◆ WRITTEN EXERCISE:
All of the listing below must be repeated word for word. Pictures are the only thing to omit.

◆ INFORMATION PROVIDED:
-*-*-

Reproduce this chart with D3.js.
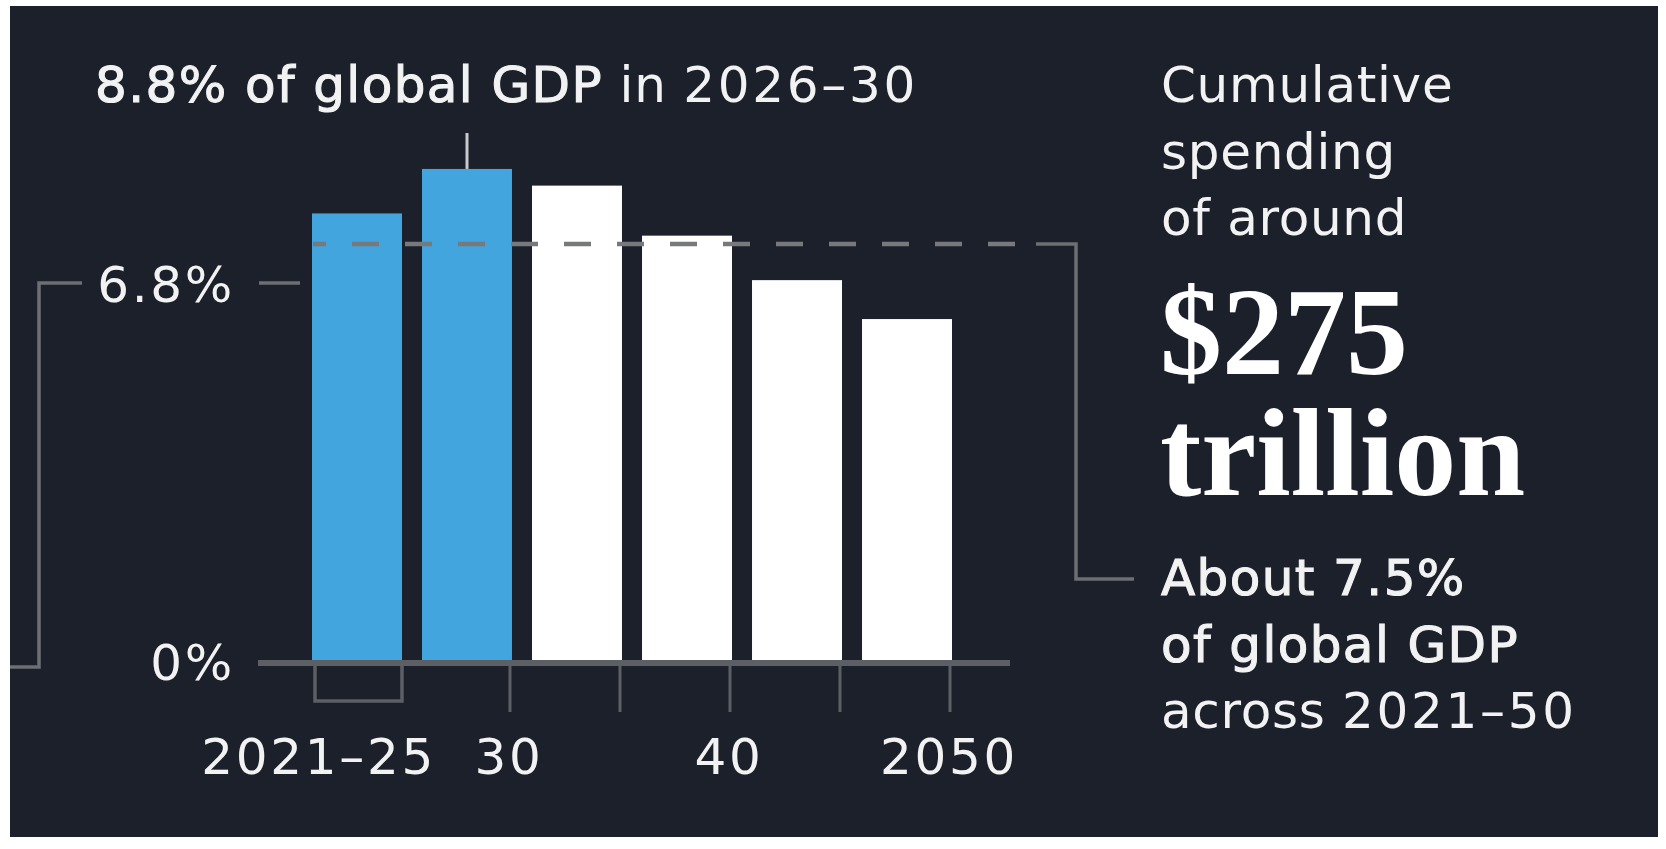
<!DOCTYPE html>
<html>
<head>
<meta charset="utf-8">
<script src="https://cdn.jsdelivr.net/npm/d3@7"></script>
<style>
  html, body { margin: 0; padding: 0; background: #ffffff; }
  svg { display: block; }
  .sans { font-family: "DejaVu Sans", sans-serif; font-size: 50px; letter-spacing: 0.7px; fill: #f2f2f2; }
  .med { stroke: #f2f2f2; stroke-width: 1.1px; letter-spacing: 1.4px; }
  .num { letter-spacing: 2.7px; }
  .serif { font-family: "Liberation Serif", serif; font-weight: bold; font-size: 124px; fill: #ffffff; }
</style>
</head>
<body>
<svg id="chart" width="1666" height="849"></svg>
<script>
// ---- data ----
const categories = ["2021–25", "2026–30", "2031–35", "2036–40", "2041–45", "2046–50"];
const values = [8.05, 8.85, 8.55, 7.65, 6.85, 6.15];       // % of global GDP
const highlighted = ["2021–25", "2026–30"];
const tickLabels = ["30", "", "40", "", "2050"];           // ticks after bars 2..6
const yRefValues = [0, 6.8];
const yRefLabels = ["0%", "6.8%"];
const averageValue = 7.5;
const titleBold = "8.8% of global GDP";
const titleRest = " in ";
const titlePeriod = "2026–30";
const rightTop = ["Cumulative", "spending", "of around"];
const bigFigure = ["$275", "trillion"];
const rightBottomMed = ["About 7.5%", "of global GDP"];
const rightBottomReg = ["across ", "2021–50"];

// ---- setup ----
const svg = d3.select("#chart");
const BG = "#1b202b", BLUE = "#42a5de", WHITE = "#ffffff", GREY = "#6c6f74", AXIS = "#5c5f64";

svg.append("rect").attr("x", 10).attr("y", 6).attr("width", 1648).attr("height", 831).attr("fill", BG);

const x = d3.scaleBand().domain(categories).range([312, 952]).paddingInner(0.182).paddingOuter(0);
const y = d3.scaleLinear().domain([0, 9]).range([661, 661 - 9 * 55.6]);
const bw = x.bandwidth();

// bars
svg.append("g").selectAll("rect").data(categories).join("rect")
  .attr("x", d => x(d))
  .attr("y", (d, i) => y(values[i]))
  .attr("width", bw)
  .attr("height", (d, i) => y(0) - y(values[i]))
  .attr("fill", d => highlighted.includes(d) ? BLUE : WHITE);

// baseline
svg.append("line").attr("x1", 258).attr("x2", 1010).attr("y1", y(0) + 2).attr("y2", y(0) + 2)
  .attr("stroke", AXIS).attr("stroke-width", 6);

// x ticks (after bars 2..6)
const tickCats = categories.slice(1);
svg.append("g").selectAll("line").data(tickCats).join("line")
  .attr("x1", d => x(d) + bw - 2).attr("x2", d => x(d) + bw - 2)
  .attr("y1", y(0) + 5).attr("y2", y(0) + 51)
  .attr("stroke", AXIS).attr("stroke-width", 3);
svg.append("g").selectAll("text").data(tickCats).join("text")
  .attr("class", "sans num")
  .attr("x", d => x(d) + bw - 3).attr("y", 774)
  .attr("text-anchor", "middle")
  .text((d, i) => tickLabels[i]);

// bracket under first bar
const c0 = categories[0];
svg.append("path")
  .attr("d", `M${x(c0) + 3},${y(0) + 5} V${y(0) + 40} H${x(c0) + bw} V${y(0) + 5}`)
  .attr("fill", "none").attr("stroke", AXIS).attr("stroke-width", 3.5);
svg.append("text").attr("class", "sans num")
  .attr("x", x(c0) + bw + 34).attr("y", 774).attr("text-anchor", "end").text(c0);

// y reference labels
svg.append("g").selectAll("text").data(yRefValues).join("text")
  .attr("class", "sans num")
  .attr("x", 235).attr("y", d => y(d) + 19)
  .attr("text-anchor", "end")
  .text((d, i) => yRefLabels[i]);
// dash after 6.8%
svg.append("line").attr("x1", 259).attr("x2", 300).attr("y1", y(yRefValues[1])).attr("y2", y(yRefValues[1]))
  .attr("stroke", GREY).attr("stroke-width", 3.5);
// left bracket
svg.append("path")
  .attr("d", `M82,${y(yRefValues[1])} H39 V${y(0) + 6} H10`)
  .attr("fill", "none").attr("stroke", GREY).attr("stroke-width", 3.5);

// average dashed line and bracket to the right
const ya = y(averageValue);
svg.append("line").attr("x1", x(c0) + 1).attr("x2", 1036).attr("y1", ya).attr("y2", ya)
  .attr("stroke", "#77797d").attr("stroke-width", 4.5)
  .attr("stroke-dasharray", "27 26").attr("stroke-dashoffset", 14);
svg.append("path")
  .attr("d", `M1036,${ya} H1076 V579 H1134`)
  .attr("fill", "none").attr("stroke", GREY).attr("stroke-width", 3.5);

// title pointer
const c1 = categories[1];
svg.append("line").attr("x1", x(c1) + bw / 2).attr("x2", x(c1) + bw / 2)
  .attr("y1", 133).attr("y2", y(values[1]))
  .attr("stroke", "#c9cacc").attr("stroke-width", 3);

// title
const title = svg.append("text").attr("class", "sans").attr("x", 95).attr("y", 102);
title.append("tspan").attr("class", "med").text(titleBold);
title.append("tspan").text(titleRest);
title.append("tspan").attr("class", "num").text(titlePeriod);

// right column
svg.append("g").selectAll("text").data(rightTop).join("text")
  .attr("class", "sans").attr("x", 1161).attr("y", (d, i) => 102 + i * 66.5).text(d => d);

const big = svg.append("text").attr("class", "serif").attr("x", 1160).attr("y", 374);
big.selectAll("tspan").data(bigFigure).join("tspan")
  .attr("x", 1160).attr("dy", (d, i) => i === 0 ? 0 : 121).text(d => d);

svg.append("g").selectAll("text").data(rightBottomMed).join("text")
  .attr("class", "sans med").attr("x", 1161).attr("y", (d, i) => 595 + i * 66.5).text(d => d);
const across = svg.append("text").attr("class", "sans").attr("x", 1161).attr("y", 728);
across.append("tspan").text(rightBottomReg[0]);
across.append("tspan").attr("class", "num").text(rightBottomReg[1]);
</script>
</body>
</html>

-*-*-

◆ EXERCISE RESPONSE:
Reproduce this chart with D3.js.
<!DOCTYPE html>
<html>
<head>
<meta charset="utf-8">
<script src="https://cdn.jsdelivr.net/npm/d3@7"></script>
<style>
  html, body { margin: 0; padding: 0; background: #ffffff; }
  svg { display: block; }
  .sans { font-family: "DejaVu Sans", sans-serif; font-size: 50px; letter-spacing: 0.7px; fill: #f2f2f2; }
  .med { stroke: #f2f2f2; stroke-width: 1.1px; letter-spacing: 1.4px; }
  .num { letter-spacing: 2.7px; }
  .serif { font-family: "Liberation Serif", serif; font-weight: bold; font-size: 124px; fill: #ffffff; }
</style>
</head>
<body>
<svg id="chart" width="1666" height="849"></svg>
<script>
// ---- data ----
const categories = ["2021–25", "2026–30", "2031–35", "2036–40", "2041–45", "2046–50"];
const values = [8.05, 8.85, 8.55, 7.65, 6.85, 6.15];       // % of global GDP
const highlighted = ["2021–25", "2026–30"];
const tickLabels = ["30", "", "40", "", "2050"];           // ticks after bars 2..6
const yRefValues = [0, 6.8];
const yRefLabels = ["0%", "6.8%"];
const averageValue = 7.5;
const titleBold = "8.8% of global GDP";
const titleRest = " in ";
const titlePeriod = "2026–30";
const rightTop = ["Cumulative", "spending", "of around"];
const bigFigure = ["$275", "trillion"];
const rightBottomMed = ["About 7.5%", "of global GDP"];
const rightBottomReg = ["across ", "2021–50"];

// ---- setup ----
const svg = d3.select("#chart");
const BG = "#1b202b", BLUE = "#42a5de", WHITE = "#ffffff", GREY = "#6c6f74", AXIS = "#5c5f64";

svg.append("rect").attr("x", 10).attr("y", 6).attr("width", 1648).attr("height", 831).attr("fill", BG);

const x = d3.scaleBand().domain(categories).range([312, 952]).paddingInner(0.182).paddingOuter(0);
const y = d3.scaleLinear().domain([0, 9]).range([661, 661 - 9 * 55.6]);
const bw = x.bandwidth();

// bars
svg.append("g").selectAll("rect").data(categories).join("rect")
  .attr("x", d => x(d))
  .attr("y", (d, i) => y(values[i]))
  .attr("width", bw)
  .attr("height", (d, i) => y(0) - y(values[i]))
  .attr("fill", d => highlighted.includes(d) ? BLUE : WHITE);

// baseline
svg.append("line").attr("x1", 258).attr("x2", 1010).attr("y1", y(0) + 2).attr("y2", y(0) + 2)
  .attr("stroke", AXIS).attr("stroke-width", 6);

// x ticks (after bars 2..6)
const tickCats = categories.slice(1);
svg.append("g").selectAll("line").data(tickCats).join("line")
  .attr("x1", d => x(d) + bw - 2).attr("x2", d => x(d) + bw - 2)
  .attr("y1", y(0) + 5).attr("y2", y(0) + 51)
  .attr("stroke", AXIS).attr("stroke-width", 3);
svg.append("g").selectAll("text").data(tickCats).join("text")
  .attr("class", "sans num")
  .attr("x", d => x(d) + bw - 3).attr("y", 774)
  .attr("text-anchor", "middle")
  .text((d, i) => tickLabels[i]);

// bracket under first bar
const c0 = categories[0];
svg.append("path")
  .attr("d", `M${x(c0) + 3},${y(0) + 5} V${y(0) + 40} H${x(c0) + bw} V${y(0) + 5}`)
  .attr("fill", "none").attr("stroke", AXIS).attr("stroke-width", 3.5);
svg.append("text").attr("class", "sans num")
  .attr("x", x(c0) + bw + 34).attr("y", 774).attr("text-anchor", "end").text(c0);

// y reference labels
svg.append("g").selectAll("text").data(yRefValues).join("text")
  .attr("class", "sans num")
  .attr("x", 235).attr("y", d => y(d) + 19)
  .attr("text-anchor", "end")
  .text((d, i) => yRefLabels[i]);
// dash after 6.8%
svg.append("line").attr("x1", 259).attr("x2", 300).attr("y1", y(yRefValues[1])).attr("y2", y(yRefValues[1]))
  .attr("stroke", GREY).attr("stroke-width", 3.5);
// left bracket
svg.append("path")
  .attr("d", `M82,${y(yRefValues[1])} H39 V${y(0) + 6} H10`)
  .attr("fill", "none").attr("stroke", GREY).attr("stroke-width", 3.5);

// average dashed line and bracket to the right
const ya = y(averageValue);
svg.append("line").attr("x1", x(c0) + 1).attr("x2", 1036).attr("y1", ya).attr("y2", ya)
  .attr("stroke", "#77797d").attr("stroke-width", 4.5)
  .attr("stroke-dasharray", "27 26").attr("stroke-dashoffset", 14);
svg.append("path")
  .attr("d", `M1036,${ya} H1076 V579 H1134`)
  .attr("fill", "none").attr("stroke", GREY).attr("stroke-width", 3.5);

// title pointer
const c1 = categories[1];
svg.append("line").attr("x1", x(c1) + bw / 2).attr("x2", x(c1) + bw / 2)
  .attr("y1", 133).attr("y2", y(values[1]))
  .attr("stroke", "#c9cacc").attr("stroke-width", 3);

// title
const title = svg.append("text").attr("class", "sans").attr("x", 95).attr("y", 102);
title.append("tspan").attr("class", "med").text(titleBold);
title.append("tspan").text(titleRest);
title.append("tspan").attr("class", "num").text(titlePeriod);

// right column
svg.append("g").selectAll("text").data(rightTop).join("text")
  .attr("class", "sans").attr("x", 1161).attr("y", (d, i) => 102 + i * 66.5).text(d => d);

const big = svg.append("text").attr("class", "serif").attr("x", 1160).attr("y", 374);
big.selectAll("tspan").data(bigFigure).join("tspan")
  .attr("x", 1160).attr("dy", (d, i) => i === 0 ? 0 : 121).text(d => d);

svg.append("g").selectAll("text").data(rightBottomMed).join("text")
  .attr("class", "sans med").attr("x", 1161).attr("y", (d, i) => 595 + i * 66.5).text(d => d);
const across = svg.append("text").attr("class", "sans").attr("x", 1161).attr("y", 728);
across.append("tspan").text(rightBottomReg[0]);
across.append("tspan").attr("class", "num").text(rightBottomReg[1]);
</script>
</body>
</html>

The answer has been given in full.